Morgan Stanley will offer a retention package for brokers who will be part of the new Morgan Stanley Smith Barney joint venture of up to 105% of 2008 production.

Morgan Stanley will offer a retention package for brokers who will be part of the new Morgan Stanley Smith Barney joint venture of up to 105% of 2008 production.
Veteran reps doing less than $500,000 will get nothing.
Details of the deal were given to Morgan Stanley and Smith Barney managers last Friday.
The package incorporates an upfront cash payment in the form of a nine-year note that brokers will receive in January 2010, several months after the joint venture is expected to close
A back-end portion, also cash, will be paid in January 2012 via a seven-year note.
To qualify for the back-end piece, brokers producing less than $1.75 million will have to increase revenue by 25% from yearend 2008 to yearend 2011.

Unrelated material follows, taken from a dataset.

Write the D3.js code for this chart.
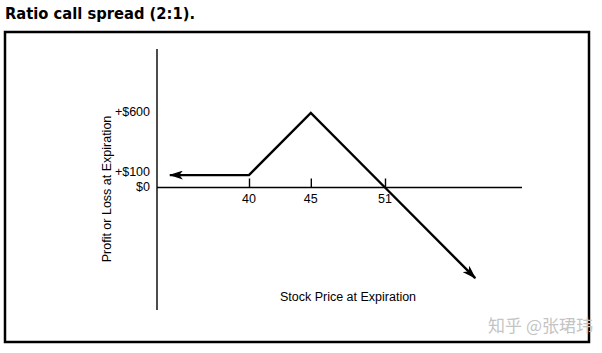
<!DOCTYPE html>
<html>
<head>
<meta charset="utf-8">
<script src="https://cdn.jsdelivr.net/npm/d3@7"></script>
<style>
  body { margin: 0; background: #fff; }
  svg { display: block; }
</style>
</head>
<body>
<script>
// payoff points of the 2:1 ratio call spread (stock price, profit)
var prices = [33.6, 40, 45, 51, 58.3];
var profits = [100, 100, 600, 0, -730];
// x ticks (strikes / breakeven)
var xTicks = [40, 45, 51];
// y tick labels
var yTicks = [600, 100, 0];
var yTickLabels = ["+$600", "+$100", "$0"];

var svg = d3.select("body")
  .append("svg")
  .attr("width", 602)
  .attr("height", 353);

//title
svg.append("text")
  .attr("x", 5)
  .attr("y", 19)
  .style("font-family", "'DejaVu Sans', sans-serif")
  .style("font-weight", "bold")
  .style("font-size", "16px")
  .attr("textLength", 190)
  .attr("lengthAdjust", "spacingAndGlyphs")
  .text("Ratio call spread (2:1).");

//frame
svg.append("rect")
  .attr("x", 5)
  .attr("y", 32)
  .attr("width", 584)
  .attr("height", 310)
  .style("fill", "none")
  .style("stroke", "#000")
  .style("stroke-width", 2.5);

//scales
var x = d3.scaleLinear()
  .domain([40, 51])
  .range([249, 385]);
var y = d3.scaleLinear()
  .domain([0, 600])
  .range([187.5, 113]);

var arrowDefs = svg.append("defs");
arrowDefs.append("marker")
  .attr("id", "arrow")
  .attr("viewBox", "0 0 14 9")
  .attr("refX", 13)
  .attr("refY", 4.5)
  .attr("markerWidth", 14)
  .attr("markerHeight", 9)
  .attr("markerUnits", "userSpaceOnUse")
  .attr("orient", "auto-start-reverse")
  .append("path")
  .attr("d", "M0,0 L14,4.5 L0,9 L3.5,4.5 Z")
  .style("fill", "#000");

//y axis line
svg.append("line")
  .attr("x1", 157).attr("x2", 157)
  .attr("y1", 49).attr("y2", 310)
  .style("stroke", "#000")
  .style("stroke-width", 1.4);

//x axis line
svg.append("line")
  .attr("x1", 157).attr("x2", 522)
  .attr("y1", y(0)).attr("y2", y(0))
  .style("stroke", "#000")
  .style("stroke-width", 1.4);

//x ticks drawn upward from the axis
var xAxis = d3.axisTop(x)
  .tickValues(xTicks)
  .tickSize(9)
  .tickFormat("");
var gx = svg.append("g")
  .attr("transform", "translate(0," + y(0) + ")")
  .call(xAxis);
gx.select(".domain").remove();
gx.selectAll(".tick line").style("stroke-width", 1.4);

svg.selectAll(".xlab")
  .data(xTicks)
  .enter()
  .append("text")
  .attr("class", "xlab")
  .attr("x", function(d){ return x(d); })
  .attr("y", 203)
  .attr("text-anchor", "middle")
  .style("font-family", "'Liberation Sans', Arial, sans-serif")
  .style("font-size", "12.5px")
  .text(function(d){ return d; });

//y tick labels
svg.selectAll(".ylab")
  .data(yTicks)
  .enter()
  .append("text")
  .attr("class", "ylab")
  .attr("x", 150)
  .attr("y", function(d){
    if (d === 100) return y(d) + 1;
    return y(d) + 3;
  })
  .attr("text-anchor", "end")
  .style("font-family", "'Liberation Sans', Arial, sans-serif")
  .style("font-size", "12.5px")
  .text(function(d, i){ return yTickLabels[i]; });

//axis titles
svg.append("text")
  .attr("x", 348)
  .attr("y", 301)
  .attr("text-anchor", "middle")
  .style("font-family", "'Liberation Sans', Arial, sans-serif")
  .style("font-size", "12.5px")
  .text("Stock Price at Expiration");

svg.append("text")
  .attr("transform", "translate(111,189) rotate(-90)")
  .attr("text-anchor", "middle")
  .style("font-family", "'Liberation Sans', Arial, sans-serif")
  .style("font-size", "12.5px")
  .text("Profit or Loss at Expiration");

//payoff line
var payoff = prices.map(function(p, i){ return [p, profits[i]]; });
var line = d3.line()
  .x(function(d){ return x(d[0]); })
  .y(function(d){ return y(d[1]); });
svg.append("path")
  .datum(payoff)
  .attr("d", line)
  .style("fill", "none")
  .style("stroke", "#000")
  .style("stroke-width", 2.4)
  .attr("marker-start", "url(#arrow)")
  .attr("marker-end", "url(#arrow)");

//watermark
svg.append("text")
  .attr("x", 593)
  .attr("y", 332)
  .attr("text-anchor", "end")
  .style("font-family", "'Noto Sans CJK SC', sans-serif")
  .style("font-size", "17px")
  .style("fill", "#c4c4c4")
  .text("知乎 @张珺玮");
</script>
</body>
</html>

News of the MSSB deal came as Wachovia Securities LLC of St. Louis announced that Wells Fargo & Co. of San Francisco will not be offering a retention package to Wachovia brokers.
Retention deals have become politically sensitive in light of the government role in propping up the big banks.
Both Morgan Stanley and Citigroup Inc., parent company of Smith Barney, have taken taxpayer funding. All are based in New York.
The MSSB deal, with a value of $2 to $3 billion, will be paid from operating revenues, said Jim Wiggins, a Morgan Stanley spokesman.
The deal is needed because “some of the foreign banks that are not subject to [the Troubled Asset Relief Program] have been very aggressive in recruiting” brokers, Mr. Wiggins said, referring specifically to UBS Financial Services Inc. of New York.
The MSSB package breaks down this way:
• $1.75 million-plus producers: 75% upfront/30% on the back end. The back-end portion is guaranteed.
• $1.5 million to $1.74 million: 75% upfront/30% on the back end. The back-end piece is subject to the growth hurdle.
• $1 million to $1.49 million: 75%/25%. The back-end piece is subject to the growth hurdle.
• $750,000 to $999,999: 50%/25%. The back-end piece is subject to the growth hurdle.
• $500,000 to $749,999: 30%/30%. The back-end piece is subject to the growth hurdle.
For brokers with industry length of service of two to five years, $250,000-$499,000 in production will earn them from 10% to 20% on the front end and 25% on the back end, with the back-end portion contingent on making the growth hurdle.
Six-year brokers doing from $300,000 to $499,999 in gross sales, and seven-year vets producing $350,000 to $499,999, will get 10% on the front end and 25% on the back end, the latter of which is again subject to increasing revenue by 25%.